DATA SHOWN
####################

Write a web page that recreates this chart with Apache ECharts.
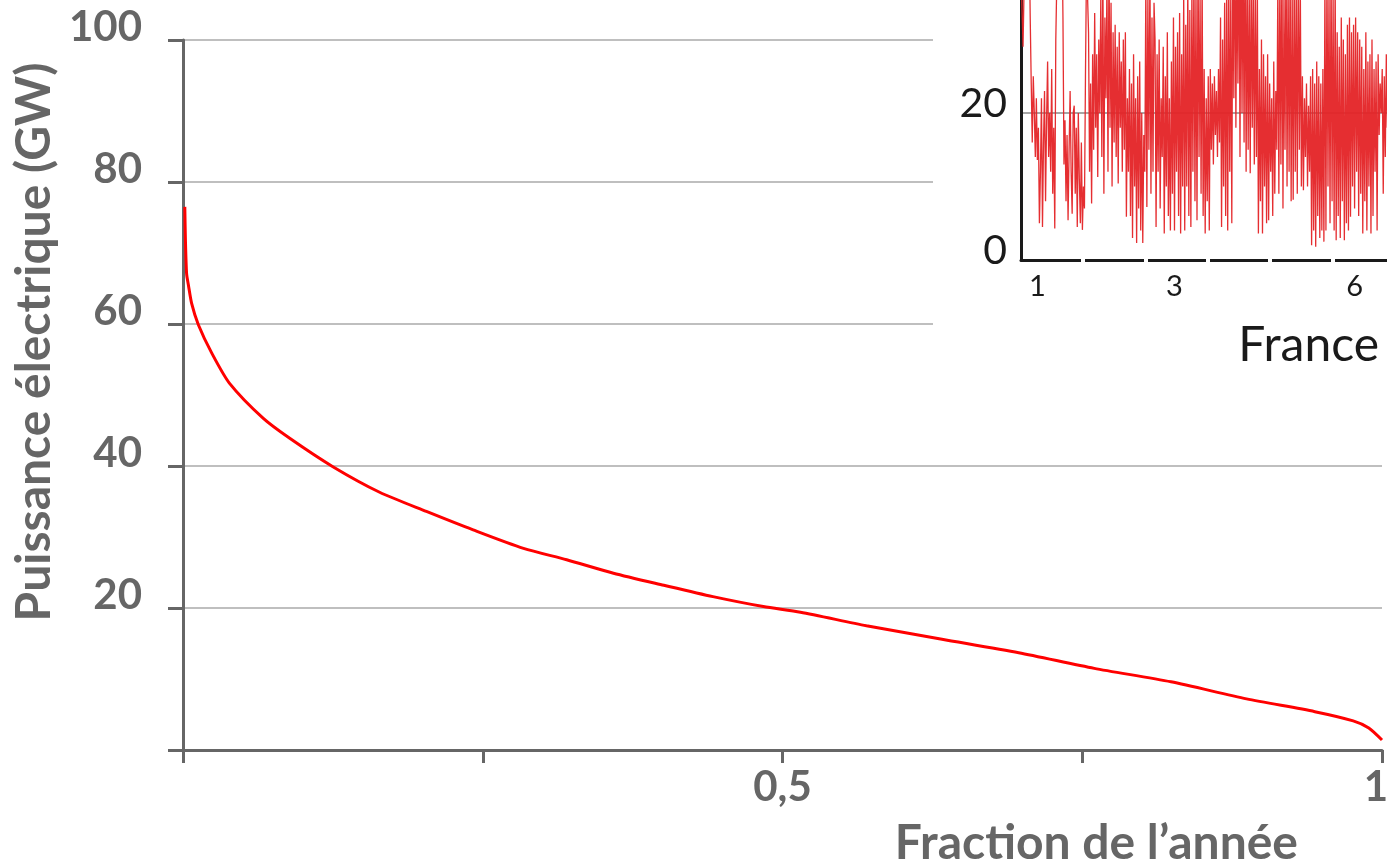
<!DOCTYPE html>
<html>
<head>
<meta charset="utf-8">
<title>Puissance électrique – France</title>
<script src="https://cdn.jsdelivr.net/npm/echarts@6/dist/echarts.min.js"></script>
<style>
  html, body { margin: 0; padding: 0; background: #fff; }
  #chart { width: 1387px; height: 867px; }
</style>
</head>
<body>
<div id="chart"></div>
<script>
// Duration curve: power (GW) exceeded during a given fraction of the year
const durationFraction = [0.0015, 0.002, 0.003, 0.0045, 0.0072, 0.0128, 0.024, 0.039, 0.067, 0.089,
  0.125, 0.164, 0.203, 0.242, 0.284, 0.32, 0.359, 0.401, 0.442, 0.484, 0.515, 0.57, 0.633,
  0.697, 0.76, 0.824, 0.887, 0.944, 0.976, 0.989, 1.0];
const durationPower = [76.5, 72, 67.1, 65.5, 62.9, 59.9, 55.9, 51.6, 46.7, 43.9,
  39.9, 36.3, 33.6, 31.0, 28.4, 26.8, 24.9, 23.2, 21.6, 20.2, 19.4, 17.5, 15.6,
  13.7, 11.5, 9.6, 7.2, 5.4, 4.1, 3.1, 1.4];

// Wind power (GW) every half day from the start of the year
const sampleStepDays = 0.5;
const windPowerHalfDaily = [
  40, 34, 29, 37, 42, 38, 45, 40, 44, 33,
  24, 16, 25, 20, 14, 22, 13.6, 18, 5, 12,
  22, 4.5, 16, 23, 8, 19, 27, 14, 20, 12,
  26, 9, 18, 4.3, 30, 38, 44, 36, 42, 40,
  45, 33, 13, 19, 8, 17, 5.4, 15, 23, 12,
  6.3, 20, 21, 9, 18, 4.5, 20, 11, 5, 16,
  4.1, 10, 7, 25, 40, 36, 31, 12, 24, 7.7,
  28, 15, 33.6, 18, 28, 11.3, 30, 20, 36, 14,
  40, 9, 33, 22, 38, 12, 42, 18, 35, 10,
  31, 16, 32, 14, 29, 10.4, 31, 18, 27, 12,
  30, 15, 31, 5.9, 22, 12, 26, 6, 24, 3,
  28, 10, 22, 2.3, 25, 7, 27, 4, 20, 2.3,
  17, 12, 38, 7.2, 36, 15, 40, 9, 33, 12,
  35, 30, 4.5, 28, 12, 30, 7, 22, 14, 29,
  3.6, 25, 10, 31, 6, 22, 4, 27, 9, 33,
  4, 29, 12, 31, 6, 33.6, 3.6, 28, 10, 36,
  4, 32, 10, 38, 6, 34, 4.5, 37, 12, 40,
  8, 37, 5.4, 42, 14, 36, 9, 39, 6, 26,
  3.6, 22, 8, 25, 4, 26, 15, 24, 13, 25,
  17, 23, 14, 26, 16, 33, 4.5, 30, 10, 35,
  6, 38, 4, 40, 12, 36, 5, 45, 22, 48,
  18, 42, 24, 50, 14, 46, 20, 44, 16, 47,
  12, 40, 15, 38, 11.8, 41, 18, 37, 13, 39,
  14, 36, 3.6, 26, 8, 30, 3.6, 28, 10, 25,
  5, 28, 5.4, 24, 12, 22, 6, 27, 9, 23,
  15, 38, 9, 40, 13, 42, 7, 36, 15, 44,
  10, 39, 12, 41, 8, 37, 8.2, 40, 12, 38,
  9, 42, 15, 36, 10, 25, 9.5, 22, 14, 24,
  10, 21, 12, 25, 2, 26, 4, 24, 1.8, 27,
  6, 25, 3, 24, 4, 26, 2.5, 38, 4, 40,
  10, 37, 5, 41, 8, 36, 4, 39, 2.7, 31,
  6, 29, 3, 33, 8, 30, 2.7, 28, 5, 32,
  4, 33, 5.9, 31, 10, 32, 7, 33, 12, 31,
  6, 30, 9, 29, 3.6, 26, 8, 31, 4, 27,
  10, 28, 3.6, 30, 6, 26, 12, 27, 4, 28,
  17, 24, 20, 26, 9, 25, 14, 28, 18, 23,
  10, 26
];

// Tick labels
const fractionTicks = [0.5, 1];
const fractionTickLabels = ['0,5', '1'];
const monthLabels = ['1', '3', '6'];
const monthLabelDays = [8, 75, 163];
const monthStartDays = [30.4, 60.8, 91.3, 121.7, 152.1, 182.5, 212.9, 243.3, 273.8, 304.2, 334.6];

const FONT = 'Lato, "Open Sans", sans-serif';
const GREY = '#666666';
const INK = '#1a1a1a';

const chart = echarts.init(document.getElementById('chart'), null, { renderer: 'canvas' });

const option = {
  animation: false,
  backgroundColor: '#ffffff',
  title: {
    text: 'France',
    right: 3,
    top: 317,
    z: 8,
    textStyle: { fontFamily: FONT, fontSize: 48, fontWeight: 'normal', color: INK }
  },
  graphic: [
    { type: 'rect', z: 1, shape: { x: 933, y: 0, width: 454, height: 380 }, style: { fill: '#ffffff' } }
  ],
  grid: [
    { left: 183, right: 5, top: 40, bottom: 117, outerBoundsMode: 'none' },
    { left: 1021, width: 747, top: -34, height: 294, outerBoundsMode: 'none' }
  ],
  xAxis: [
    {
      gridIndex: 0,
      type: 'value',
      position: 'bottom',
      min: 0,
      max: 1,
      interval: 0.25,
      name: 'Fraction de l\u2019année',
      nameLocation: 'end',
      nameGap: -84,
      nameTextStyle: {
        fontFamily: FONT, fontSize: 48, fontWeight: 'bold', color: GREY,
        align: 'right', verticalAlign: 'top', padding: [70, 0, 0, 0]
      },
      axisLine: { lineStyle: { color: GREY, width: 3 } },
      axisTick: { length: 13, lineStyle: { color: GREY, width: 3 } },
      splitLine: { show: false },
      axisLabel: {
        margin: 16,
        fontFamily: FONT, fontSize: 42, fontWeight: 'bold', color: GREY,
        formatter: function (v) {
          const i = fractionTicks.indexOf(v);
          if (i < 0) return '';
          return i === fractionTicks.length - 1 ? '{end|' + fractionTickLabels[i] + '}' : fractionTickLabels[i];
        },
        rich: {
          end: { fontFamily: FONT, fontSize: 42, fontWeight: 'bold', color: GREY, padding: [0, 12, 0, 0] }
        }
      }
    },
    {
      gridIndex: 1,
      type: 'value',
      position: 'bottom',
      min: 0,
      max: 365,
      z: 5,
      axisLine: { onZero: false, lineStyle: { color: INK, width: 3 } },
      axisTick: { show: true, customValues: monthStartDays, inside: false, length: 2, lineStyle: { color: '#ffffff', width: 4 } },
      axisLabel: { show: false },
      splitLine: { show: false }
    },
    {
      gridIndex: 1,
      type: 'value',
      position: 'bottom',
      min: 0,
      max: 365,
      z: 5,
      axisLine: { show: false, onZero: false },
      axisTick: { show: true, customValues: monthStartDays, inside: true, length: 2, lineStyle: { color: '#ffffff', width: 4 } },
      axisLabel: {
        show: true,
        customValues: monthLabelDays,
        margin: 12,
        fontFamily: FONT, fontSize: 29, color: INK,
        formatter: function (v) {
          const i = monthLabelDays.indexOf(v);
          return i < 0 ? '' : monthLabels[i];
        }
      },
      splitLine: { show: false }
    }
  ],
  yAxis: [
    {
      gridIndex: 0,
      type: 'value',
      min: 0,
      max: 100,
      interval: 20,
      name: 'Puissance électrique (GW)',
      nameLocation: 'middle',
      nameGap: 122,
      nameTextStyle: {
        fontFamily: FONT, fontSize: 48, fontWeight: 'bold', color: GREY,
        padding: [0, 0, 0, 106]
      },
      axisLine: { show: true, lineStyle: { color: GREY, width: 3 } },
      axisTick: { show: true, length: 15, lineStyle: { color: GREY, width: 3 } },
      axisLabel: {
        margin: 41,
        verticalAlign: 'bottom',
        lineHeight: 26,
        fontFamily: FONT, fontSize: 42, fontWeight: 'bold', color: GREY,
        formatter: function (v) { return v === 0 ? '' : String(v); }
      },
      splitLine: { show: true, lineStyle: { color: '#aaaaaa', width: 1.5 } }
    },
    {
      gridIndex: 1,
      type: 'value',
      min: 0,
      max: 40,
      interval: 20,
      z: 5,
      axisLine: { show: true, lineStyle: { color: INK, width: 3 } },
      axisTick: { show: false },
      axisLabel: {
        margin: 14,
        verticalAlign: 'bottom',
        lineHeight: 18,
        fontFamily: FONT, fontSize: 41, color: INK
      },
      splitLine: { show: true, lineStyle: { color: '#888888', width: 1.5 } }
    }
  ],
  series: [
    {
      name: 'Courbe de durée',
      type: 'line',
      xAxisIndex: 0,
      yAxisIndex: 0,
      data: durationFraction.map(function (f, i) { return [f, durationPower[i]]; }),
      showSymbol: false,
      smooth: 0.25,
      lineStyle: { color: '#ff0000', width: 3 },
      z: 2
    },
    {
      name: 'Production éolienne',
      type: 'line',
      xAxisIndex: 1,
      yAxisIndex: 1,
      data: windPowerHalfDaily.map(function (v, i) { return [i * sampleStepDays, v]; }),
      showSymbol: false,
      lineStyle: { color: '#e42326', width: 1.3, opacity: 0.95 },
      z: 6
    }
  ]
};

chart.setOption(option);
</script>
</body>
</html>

####################

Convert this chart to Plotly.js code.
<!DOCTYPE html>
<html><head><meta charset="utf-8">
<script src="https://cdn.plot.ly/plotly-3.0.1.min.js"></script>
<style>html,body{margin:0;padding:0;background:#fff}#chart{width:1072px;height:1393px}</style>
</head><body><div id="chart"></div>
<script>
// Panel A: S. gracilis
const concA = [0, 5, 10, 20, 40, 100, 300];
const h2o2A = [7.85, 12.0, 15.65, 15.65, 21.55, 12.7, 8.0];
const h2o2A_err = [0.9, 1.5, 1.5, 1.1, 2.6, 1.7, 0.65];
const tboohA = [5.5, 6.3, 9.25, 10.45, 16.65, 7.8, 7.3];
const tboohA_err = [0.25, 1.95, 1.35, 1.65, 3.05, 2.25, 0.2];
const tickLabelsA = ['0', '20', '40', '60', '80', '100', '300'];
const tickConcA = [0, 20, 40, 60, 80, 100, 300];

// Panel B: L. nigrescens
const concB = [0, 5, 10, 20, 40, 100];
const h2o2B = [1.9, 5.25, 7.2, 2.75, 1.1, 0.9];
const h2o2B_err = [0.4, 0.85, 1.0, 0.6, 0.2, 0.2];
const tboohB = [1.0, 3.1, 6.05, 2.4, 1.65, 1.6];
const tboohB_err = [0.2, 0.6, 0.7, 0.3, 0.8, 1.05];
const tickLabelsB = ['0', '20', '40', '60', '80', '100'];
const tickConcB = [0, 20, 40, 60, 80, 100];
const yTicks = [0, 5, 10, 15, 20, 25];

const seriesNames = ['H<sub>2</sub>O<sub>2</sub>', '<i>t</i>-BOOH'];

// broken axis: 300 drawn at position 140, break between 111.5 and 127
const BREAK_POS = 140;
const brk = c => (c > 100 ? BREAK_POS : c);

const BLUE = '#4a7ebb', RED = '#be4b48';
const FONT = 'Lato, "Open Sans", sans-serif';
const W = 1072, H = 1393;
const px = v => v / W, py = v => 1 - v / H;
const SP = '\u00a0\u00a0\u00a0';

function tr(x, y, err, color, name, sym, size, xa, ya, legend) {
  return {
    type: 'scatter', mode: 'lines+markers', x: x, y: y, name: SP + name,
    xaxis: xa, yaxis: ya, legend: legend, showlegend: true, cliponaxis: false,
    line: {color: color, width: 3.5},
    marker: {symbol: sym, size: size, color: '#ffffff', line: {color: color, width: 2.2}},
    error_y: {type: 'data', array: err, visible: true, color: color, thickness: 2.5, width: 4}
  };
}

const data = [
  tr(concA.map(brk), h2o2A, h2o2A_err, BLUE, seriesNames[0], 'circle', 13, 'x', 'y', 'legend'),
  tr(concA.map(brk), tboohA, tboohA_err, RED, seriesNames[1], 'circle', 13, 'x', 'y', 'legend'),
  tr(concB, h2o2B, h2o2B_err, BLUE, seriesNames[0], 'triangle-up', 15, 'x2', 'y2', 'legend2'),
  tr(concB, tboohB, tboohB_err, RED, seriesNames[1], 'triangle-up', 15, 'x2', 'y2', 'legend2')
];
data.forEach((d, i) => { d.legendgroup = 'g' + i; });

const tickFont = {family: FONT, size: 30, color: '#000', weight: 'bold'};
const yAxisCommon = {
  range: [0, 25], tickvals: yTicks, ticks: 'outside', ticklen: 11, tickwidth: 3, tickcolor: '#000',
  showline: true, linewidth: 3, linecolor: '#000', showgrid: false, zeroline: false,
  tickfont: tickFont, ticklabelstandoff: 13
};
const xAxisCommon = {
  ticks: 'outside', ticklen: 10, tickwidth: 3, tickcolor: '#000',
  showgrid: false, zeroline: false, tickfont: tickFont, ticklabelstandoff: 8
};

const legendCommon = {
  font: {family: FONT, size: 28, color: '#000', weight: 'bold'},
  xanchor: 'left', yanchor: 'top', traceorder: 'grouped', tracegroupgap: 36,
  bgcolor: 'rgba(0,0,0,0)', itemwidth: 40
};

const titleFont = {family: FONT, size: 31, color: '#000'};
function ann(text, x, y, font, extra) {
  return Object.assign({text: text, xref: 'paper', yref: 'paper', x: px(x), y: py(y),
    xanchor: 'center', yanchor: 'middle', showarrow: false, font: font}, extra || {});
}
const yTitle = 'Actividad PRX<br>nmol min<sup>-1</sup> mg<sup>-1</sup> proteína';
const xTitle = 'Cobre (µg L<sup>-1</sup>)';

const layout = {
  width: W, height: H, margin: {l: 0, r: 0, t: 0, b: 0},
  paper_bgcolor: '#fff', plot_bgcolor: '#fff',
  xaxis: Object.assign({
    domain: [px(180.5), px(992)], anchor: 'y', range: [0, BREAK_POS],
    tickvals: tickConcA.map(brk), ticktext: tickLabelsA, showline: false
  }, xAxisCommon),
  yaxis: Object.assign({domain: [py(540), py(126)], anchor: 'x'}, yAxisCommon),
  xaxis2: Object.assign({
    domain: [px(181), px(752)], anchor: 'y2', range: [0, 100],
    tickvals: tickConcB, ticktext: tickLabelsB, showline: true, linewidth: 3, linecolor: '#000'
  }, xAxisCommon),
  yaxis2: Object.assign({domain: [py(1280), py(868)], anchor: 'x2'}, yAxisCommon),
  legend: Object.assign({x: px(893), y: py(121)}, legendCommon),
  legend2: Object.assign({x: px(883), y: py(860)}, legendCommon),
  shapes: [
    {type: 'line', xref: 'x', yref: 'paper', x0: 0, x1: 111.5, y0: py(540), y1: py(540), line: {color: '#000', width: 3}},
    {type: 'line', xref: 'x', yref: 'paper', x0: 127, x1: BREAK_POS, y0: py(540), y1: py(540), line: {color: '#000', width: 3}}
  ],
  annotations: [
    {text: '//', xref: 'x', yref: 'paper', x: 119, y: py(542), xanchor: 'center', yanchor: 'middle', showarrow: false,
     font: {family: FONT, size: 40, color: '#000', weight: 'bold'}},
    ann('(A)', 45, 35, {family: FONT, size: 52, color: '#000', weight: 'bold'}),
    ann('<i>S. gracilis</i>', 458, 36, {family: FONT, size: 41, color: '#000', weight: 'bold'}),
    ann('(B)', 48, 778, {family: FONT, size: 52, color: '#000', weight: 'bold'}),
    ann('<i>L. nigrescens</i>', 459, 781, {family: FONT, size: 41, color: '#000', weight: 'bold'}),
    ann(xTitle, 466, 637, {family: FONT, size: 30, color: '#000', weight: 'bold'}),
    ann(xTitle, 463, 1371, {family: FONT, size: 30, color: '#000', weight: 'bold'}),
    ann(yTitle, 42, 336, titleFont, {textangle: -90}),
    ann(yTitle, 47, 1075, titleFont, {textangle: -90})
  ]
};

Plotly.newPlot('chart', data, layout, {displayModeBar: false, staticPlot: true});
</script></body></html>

####################

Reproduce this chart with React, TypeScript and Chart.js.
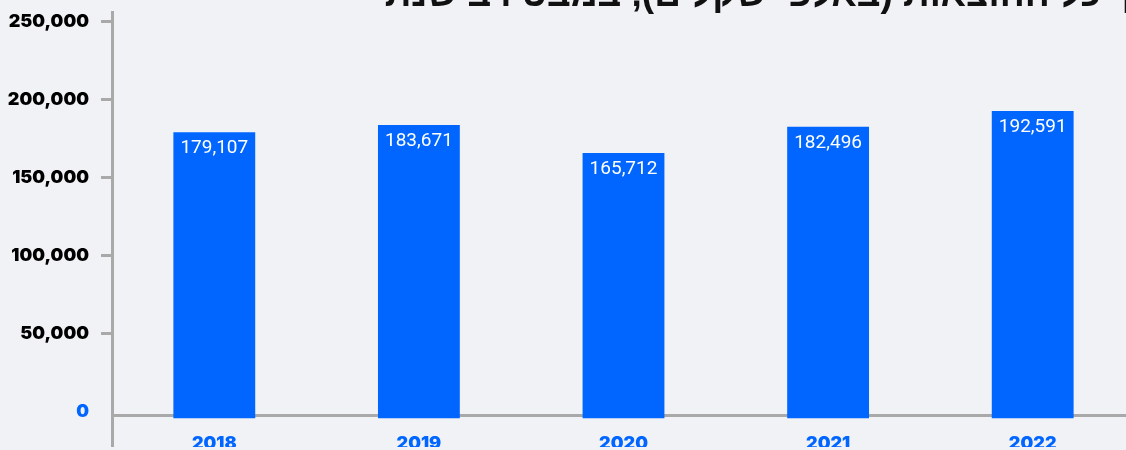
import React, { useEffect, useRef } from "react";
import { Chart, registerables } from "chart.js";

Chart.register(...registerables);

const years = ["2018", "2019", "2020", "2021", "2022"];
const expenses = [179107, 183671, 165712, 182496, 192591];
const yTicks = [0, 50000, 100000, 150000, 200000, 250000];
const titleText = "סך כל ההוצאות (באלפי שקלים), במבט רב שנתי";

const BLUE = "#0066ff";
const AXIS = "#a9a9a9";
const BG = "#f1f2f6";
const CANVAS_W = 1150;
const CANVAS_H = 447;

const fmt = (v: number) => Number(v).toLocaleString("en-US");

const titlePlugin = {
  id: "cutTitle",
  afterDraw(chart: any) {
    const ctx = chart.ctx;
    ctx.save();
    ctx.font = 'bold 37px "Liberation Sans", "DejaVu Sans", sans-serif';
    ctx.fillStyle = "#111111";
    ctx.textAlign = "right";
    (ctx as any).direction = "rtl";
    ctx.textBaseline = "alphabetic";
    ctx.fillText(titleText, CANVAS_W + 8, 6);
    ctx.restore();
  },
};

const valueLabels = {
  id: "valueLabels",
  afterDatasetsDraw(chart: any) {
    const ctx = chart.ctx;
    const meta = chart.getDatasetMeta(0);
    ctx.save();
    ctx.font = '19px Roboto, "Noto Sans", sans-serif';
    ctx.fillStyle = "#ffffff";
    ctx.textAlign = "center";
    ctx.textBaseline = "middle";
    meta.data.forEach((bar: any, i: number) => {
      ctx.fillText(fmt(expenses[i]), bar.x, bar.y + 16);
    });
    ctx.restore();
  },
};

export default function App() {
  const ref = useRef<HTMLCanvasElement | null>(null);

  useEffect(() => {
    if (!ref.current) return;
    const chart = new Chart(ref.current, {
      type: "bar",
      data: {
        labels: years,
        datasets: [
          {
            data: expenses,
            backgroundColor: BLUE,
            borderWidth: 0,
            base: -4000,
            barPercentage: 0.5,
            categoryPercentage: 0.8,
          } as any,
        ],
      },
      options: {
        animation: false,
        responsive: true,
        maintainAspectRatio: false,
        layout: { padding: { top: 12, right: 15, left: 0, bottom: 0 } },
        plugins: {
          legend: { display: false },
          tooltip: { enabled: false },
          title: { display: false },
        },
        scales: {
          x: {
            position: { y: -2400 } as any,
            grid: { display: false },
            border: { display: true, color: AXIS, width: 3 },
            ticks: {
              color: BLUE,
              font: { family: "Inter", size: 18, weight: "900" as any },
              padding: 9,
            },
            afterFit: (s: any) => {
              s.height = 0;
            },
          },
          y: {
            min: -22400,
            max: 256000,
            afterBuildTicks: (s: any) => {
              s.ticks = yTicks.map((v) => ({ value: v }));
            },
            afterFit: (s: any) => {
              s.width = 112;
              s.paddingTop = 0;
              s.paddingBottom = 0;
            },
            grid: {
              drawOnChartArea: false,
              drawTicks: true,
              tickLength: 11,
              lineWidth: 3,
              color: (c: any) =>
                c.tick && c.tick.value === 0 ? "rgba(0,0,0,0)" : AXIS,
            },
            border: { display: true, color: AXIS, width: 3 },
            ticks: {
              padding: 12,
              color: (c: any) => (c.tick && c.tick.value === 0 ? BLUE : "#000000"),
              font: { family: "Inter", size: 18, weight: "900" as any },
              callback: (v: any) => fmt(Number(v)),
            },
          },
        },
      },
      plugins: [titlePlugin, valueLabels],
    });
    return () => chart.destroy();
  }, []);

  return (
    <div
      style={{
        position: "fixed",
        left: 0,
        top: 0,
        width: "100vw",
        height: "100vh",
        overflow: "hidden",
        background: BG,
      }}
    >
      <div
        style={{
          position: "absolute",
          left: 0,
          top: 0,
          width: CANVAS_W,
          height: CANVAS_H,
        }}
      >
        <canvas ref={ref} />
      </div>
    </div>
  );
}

####################

GIVEN INSTRUCTION
Take the lines above starting at the one containing "Reproduce this chart" and ending at the one containing "const fmt = (v: number)", and print them again exactly, without pictures.

COMPLETED TASK
Reproduce this chart with React, TypeScript and Chart.js.
import React, { useEffect, useRef } from "react";
import { Chart, registerables } from "chart.js";

Chart.register(...registerables);

const years = ["2018", "2019", "2020", "2021", "2022"];
const expenses = [179107, 183671, 165712, 182496, 192591];
const yTicks = [0, 50000, 100000, 150000, 200000, 250000];
const titleText = "סך כל ההוצאות (באלפי שקלים), במבט רב שנתי";

const BLUE = "#0066ff";
const AXIS = "#a9a9a9";
const BG = "#f1f2f6";
const CANVAS_W = 1150;
const CANVAS_H = 447;

const fmt = (v: number) => Number(v).toLocaleString("en-US");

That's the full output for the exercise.